South Africa : Global Commodity Boom Increases FDI
Source: ccct Date: 2007-03-21
The surplus liquidity on the international financial markets and the reform progress in many countries are increasingly attracting investors seeking higher yields to "exotic" destinations. Kenya, Ghana and Namibia are good examples, to name but a few.
However, liquidity is still low in the local financial markets, so institutional investors are still mainly focusing on the stock exchanges of South Africa, Egypt, Nigeria and Morocco. For many African governments, fostering the development of local capital markets ? particularly the bond markets ? is at the top of the agenda.
After all, strong and liquid bond markets are a buffer against financial shocks and currency fluctuations as well as a key source of funding for domestic companies. Germany’s initiative to promote Africa’s local bond markets during the German presidency of the G8 could make an important contribution to their development.

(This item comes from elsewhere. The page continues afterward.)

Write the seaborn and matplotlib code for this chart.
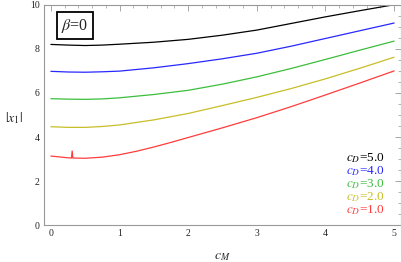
import numpy as np
import pandas as pd
import seaborn as sns
import matplotlib.pyplot as plt
from matplotlib.ticker import MultipleLocator

# values
cm_grid = [0, 0.25, 0.5, 0.75, 1, 1.5, 2, 2.5, 3, 3.5, 4, 4.5, 5]
x1_cd5 = [8.20, 8.17, 8.15, 8.17, 8.21, 8.30, 8.43, 8.62, 8.85, 9.15, 9.45, 9.73, 10.0]
x1_cd4 = [6.98, 6.95, 6.94, 6.96, 6.99, 7.14, 7.33, 7.55, 7.80, 8.12, 8.47, 8.82, 9.17]
x1_cd3 = [5.74, 5.72, 5.71, 5.73, 5.78, 5.93, 6.12, 6.40, 6.73, 7.11, 7.52, 7.94, 8.35]
x1_cd2 = [4.47, 4.44, 4.44, 4.48, 4.55, 4.78, 5.07, 5.43, 5.80, 6.20, 6.64, 7.12, 7.62]
# red curve has a small spike near cM = 0.31
cm_red = [0, 0.25, 0.30, 0.31, 0.32, 0.5, 0.75, 1, 1.25, 1.5, 1.75, 2, 2.5, 3, 3.5, 4, 4.5, 5]
x1_cd1 = [3.14, 3.06, 3.05, 3.37, 3.05, 3.04, 3.09, 3.20, 3.36, 3.55, 3.76, 3.98, 4.42,
          4.88, 5.38, 5.91, 6.45, 7.0]

cd_labels = ['5.0', '4.0', '3.0', '2.0', '1.0']
cd_colors = ['#000000', '#2828ff', '#3cbe3c', '#c8be28', '#ff3c3c']

rows = []
for lab, ys in zip(cd_labels[:4], [x1_cd5, x1_cd4, x1_cd3, x1_cd2]):
    for c, v in zip(cm_grid, ys):
        rows.append((c, v, lab))
for c, v in zip(cm_red, x1_cd1):
    rows.append((c, v, '1.0'))
df = pd.DataFrame(rows, columns=['cM', 'x1', 'cD'])

sns.set_style('white')
plt.rcParams['font.family'] = ['Liberation Serif', 'DejaVu Serif']
plt.rcParams['mathtext.fontset'] = 'stix'

fig = plt.figure(figsize=(4.02, 2.62), dpi=100)
ax = fig.add_axes([0.1095, 0.140, 0.888, 0.842])

sns.lineplot(data=df, x='cM', y='x1', hue='cD', hue_order=cd_labels,
             palette=dict(zip(cd_labels, cd_colors)), estimator=None,
             sort=False, linewidth=0.9, legend=False, ax=ax)

ax.set_xlim(-0.1, 5.1)
ax.set_ylim(0, 10)
ax.xaxis.set_major_locator(MultipleLocator(1))
ax.xaxis.set_minor_locator(MultipleLocator(0.2))
ax.yaxis.set_major_locator(MultipleLocator(2))
ax.yaxis.set_minor_locator(MultipleLocator(0.5))
ax.tick_params(which='both', direction='in', top=True, right=True,
               colors='#999999', labelcolor='#222222', labelsize=7, pad=3)
ax.tick_params(which='major', length=4, width=0.6)
ax.tick_params(which='minor', length=2, width=0.5)
for s in ax.spines.values():
    s.set_color('#999999')
    s.set_linewidth(0.8)

ax.set_xlabel(r'$c_M$', fontsize=10, labelpad=8)
ax.set_ylabel(r'$|x_1|$', fontsize=10, rotation=0, labelpad=10)
ax.yaxis.set_label_coords(-0.085, 0.45)

ax.text(0.35, 9.05, r'$\beta$=0', fontsize=11.5, ha='center', va='center',
        bbox=dict(boxstyle='square,pad=0.3', fc='white', ec='black', lw=1.3))

for i, (lab, col) in enumerate(zip(cd_labels, cd_colors)):
    ax.text(4.87, 3.06 - i * 0.595, r'$c_D$=' + lab, color=col, fontsize=9.5,
            ha='right', va='center')

fig.savefig('out.png', dpi=100)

Back in the global spotlight:
With the big China-Africa summit in Beijing last November, China ushered in a new era of Chinese-African relations. China publicly demonstrated its increasing commitment to Africa in the form of soft loans and investment projects, thus returning the “forgotten continent” to the global spotlight. Even though the Chinese model is certainly not a panacea for Africa, China has re-sharpened the Western world’s focus on Africa after a long period of neglect.